The Ottawa Senators will not be leaving the city, owner Eugene Melnyk said Tuesday.
Melnyk, who has owned the Senators for the past 16 years, said in an open letter published in the Ottawa Citizen and Ottawa Sun that neither he nor the team is going anywhere. His focus is delivering a better hockey experience for this season and beyond.
The Senators will hold their annual golf tournament Wednesday. Player physicals are Thursday and the first on-ice session is Friday.
In the letter, Melnyk introduced the concept of a multiyear rebuilding plan to improve on and off the ice after the Senators finished with 67 points (28-43-11), the second fewest in the NHL behind the Buffalo Sabres.
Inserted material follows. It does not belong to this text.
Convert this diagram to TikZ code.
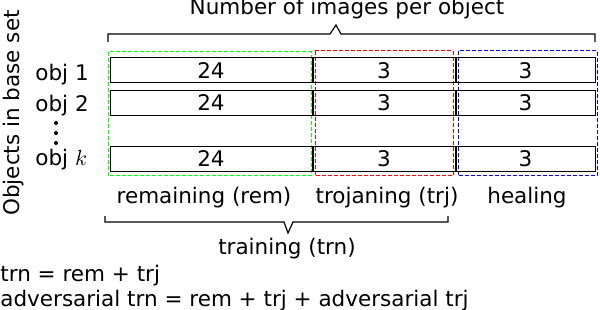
\documentclass[tikz,border=0pt]{standalone}
\usepackage{fontspec}
\setmainfont{DejaVu Sans}
\usetikzlibrary{positioning}

\begin{document}
\begin{tikzpicture}[
    x=0.5pt, y=-0.5pt,
    node distance=0.5pt,
    every node/.style={font=\fontsize{10.75}{12.5}\selectfont},
    cell/.style={rectangle, draw=black, line width=0.5pt, minimum height=12.5pt,
                 inner sep=0pt, outer sep=0pt, text centered},
    remcell/.style={cell, minimum width=101pt},
    trjcell/.style={cell, minimum width=71pt},
    healcell/.style={cell, minimum width=69.5pt},
    grpframe/.style={dash pattern=on 2pt off 1pt, line width=0.5pt},
    bracket/.style={line width=0.6pt},
    caption/.style={anchor=base},
    plain/.style={anchor=base west, inner sep=0pt}
]
\useasboundingbox (0,0) rectangle (600,310);

% dashed groups
\draw[grpframe, green] (108,52) rectangle (311,176);
\draw[grpframe, red] (315,51) rectangle (453,176);
\draw[grpframe, blue] (458,51) rectangle (597,176);

% object rows
\node (r1rem) [remcell] at (211,70.5) {24};
\node (r1trj) [trjcell, right=of r1rem] {3};
\node (r1heal) [healcell, right=of r1trj] {3};

\node (r2rem) [remcell] at (211,103) {24};
\node (r2trj) [trjcell, right=of r2rem] {3};
\node (r2heal) [healcell, right=of r2trj] {3};

\node (rkrem) [remcell] at (211,159) {24};
\node (rktrj) [trjcell, right=of rkrem] {3};
\node (rkheal) [healcell, right=of rktrj] {3};

\node (lab1) [plain] at (35,81) {obj 1};
\node (lab2) [plain] at (35,112) {obj 2};
\node (labk) [plain] at (35,166) {obj $k$};
\foreach \y in {123,133,143}
    \fill (56,\y) circle (2);

\node (objects) [rotate=90] at (14,113) {Objects in base set};

% top bracket
\node (title) [caption] at (347,15) {Number of images per object};
\draw[bracket] (108,42) -- (108,34) -- (330,34) -- (336,25) -- (341,34) -- (595,34) -- (595,42);

% column captions
\node (remlab) [caption] at (204,204) {remaining (rem)};
\node (trjlab) [caption] at (387,204) {trojaning (trj)};
\node (heallab) [caption] at (527,204) {healing};

% bottom bracket
\draw[bracket] (105,216) -- (105,222) -- (284,222) -- (288,233) -- (293,222) -- (448,222) -- (448,216);
\node (trnlab) [caption] at (287,254) {training (trn)};

\node (eq1) [plain] at (0,281) {trn = rem + trj};
\node (eq2) [plain] at (0,306) {adversarial trn = rem + trj + adversarial trj};

\end{tikzpicture}
\end{document}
They were 30 points behind the New Jersey Devils for the second wild card into the Stanley Cup Playoffs from the Eastern Conference, one season after losing in overtime of Game 7 of the Eastern Conference Final to the Pittsburgh Penguins.
Melnyk noted the Senators' nine playoff qualifications over the past 15 years, including a run to the Stanley Cup Final against the Anaheim Ducks in 2007, but said much must be done to return to competitiveness.
"Last season, however, we were horrible and it just wasn't acceptable," he said. "We must get back to winning, winning a lot more, and with more consistency."
The Senators have made changes since last season. Forward Mike Hoffman, who scored more than 20 goals in each of the past four seasons, was traded to the San Jose Sharks on June 19. Hours later, the Sharks traded Hoffman to the Florida Panthers.
Erik Karlsson's future in Ottawa is also uncertain. The defenseman is entering the final season of a seven-year contract and can become a free agent July 1. According to Senators general manager Pierre Dorion, Karlsson was offered a contract extension July 1, but there has been little movement since.
The possibility that Karlssson will be traded has been a major storyline throughout the offseason. He has been Senators captain since the 2014-15 season.
Melnyk didn't address the Karlsson trade rumors in the open letter and ended it with an optimistic view.
"We know that this rebuild makes us the underdog," Melnyk said. "And we love it."